How many lines in these records hold the string "this"? State only that number.

-- BEGIN --

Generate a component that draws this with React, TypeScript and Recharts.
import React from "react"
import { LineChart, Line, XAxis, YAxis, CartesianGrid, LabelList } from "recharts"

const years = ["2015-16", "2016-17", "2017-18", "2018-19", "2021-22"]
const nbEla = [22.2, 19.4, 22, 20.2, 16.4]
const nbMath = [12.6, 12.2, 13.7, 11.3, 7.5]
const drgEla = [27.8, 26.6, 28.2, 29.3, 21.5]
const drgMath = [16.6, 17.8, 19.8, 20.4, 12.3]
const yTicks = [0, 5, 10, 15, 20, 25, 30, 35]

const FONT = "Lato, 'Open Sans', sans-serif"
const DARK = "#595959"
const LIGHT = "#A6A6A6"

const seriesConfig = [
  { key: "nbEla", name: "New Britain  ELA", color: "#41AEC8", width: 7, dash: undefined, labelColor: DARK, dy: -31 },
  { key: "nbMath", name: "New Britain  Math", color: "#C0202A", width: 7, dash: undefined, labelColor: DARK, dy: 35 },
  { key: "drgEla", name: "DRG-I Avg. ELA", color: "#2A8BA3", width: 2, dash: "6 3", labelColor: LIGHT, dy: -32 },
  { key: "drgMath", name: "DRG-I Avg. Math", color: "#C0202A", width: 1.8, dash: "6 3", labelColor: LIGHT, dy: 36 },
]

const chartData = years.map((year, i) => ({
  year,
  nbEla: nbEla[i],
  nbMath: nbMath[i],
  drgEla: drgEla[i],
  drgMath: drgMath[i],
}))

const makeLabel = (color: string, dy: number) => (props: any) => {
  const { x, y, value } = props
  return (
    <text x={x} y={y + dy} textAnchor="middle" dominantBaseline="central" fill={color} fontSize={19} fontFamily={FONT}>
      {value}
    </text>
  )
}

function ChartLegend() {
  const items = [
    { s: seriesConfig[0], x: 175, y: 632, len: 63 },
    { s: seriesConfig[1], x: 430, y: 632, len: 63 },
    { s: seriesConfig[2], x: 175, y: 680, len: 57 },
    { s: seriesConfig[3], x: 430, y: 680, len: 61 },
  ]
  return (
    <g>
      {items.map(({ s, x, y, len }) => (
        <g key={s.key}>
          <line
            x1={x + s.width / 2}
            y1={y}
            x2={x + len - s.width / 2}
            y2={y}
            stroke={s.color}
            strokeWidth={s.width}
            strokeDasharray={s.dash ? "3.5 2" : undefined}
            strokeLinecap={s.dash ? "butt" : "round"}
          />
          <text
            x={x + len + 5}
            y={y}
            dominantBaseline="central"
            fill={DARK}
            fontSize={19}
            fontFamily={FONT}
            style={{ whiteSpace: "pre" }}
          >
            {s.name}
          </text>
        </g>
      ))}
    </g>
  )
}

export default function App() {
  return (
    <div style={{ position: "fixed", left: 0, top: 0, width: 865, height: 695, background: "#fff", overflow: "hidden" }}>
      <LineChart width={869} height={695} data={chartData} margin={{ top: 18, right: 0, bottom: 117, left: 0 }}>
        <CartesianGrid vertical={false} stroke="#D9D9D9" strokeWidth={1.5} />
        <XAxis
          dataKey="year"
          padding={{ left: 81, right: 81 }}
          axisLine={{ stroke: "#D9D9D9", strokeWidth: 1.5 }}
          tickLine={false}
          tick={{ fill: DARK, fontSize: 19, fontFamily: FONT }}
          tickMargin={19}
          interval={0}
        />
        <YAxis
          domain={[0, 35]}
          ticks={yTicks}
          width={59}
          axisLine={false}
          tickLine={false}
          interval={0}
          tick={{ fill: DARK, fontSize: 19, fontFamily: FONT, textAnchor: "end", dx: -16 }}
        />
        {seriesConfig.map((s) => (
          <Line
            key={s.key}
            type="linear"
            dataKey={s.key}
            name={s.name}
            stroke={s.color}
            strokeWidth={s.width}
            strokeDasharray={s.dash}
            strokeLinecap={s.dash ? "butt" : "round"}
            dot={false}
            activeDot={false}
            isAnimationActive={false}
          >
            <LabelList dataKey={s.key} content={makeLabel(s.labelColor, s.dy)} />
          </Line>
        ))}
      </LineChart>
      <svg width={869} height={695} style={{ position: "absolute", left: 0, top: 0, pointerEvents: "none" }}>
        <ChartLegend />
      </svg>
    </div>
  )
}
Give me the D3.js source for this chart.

-- END --

Exercise solution. 2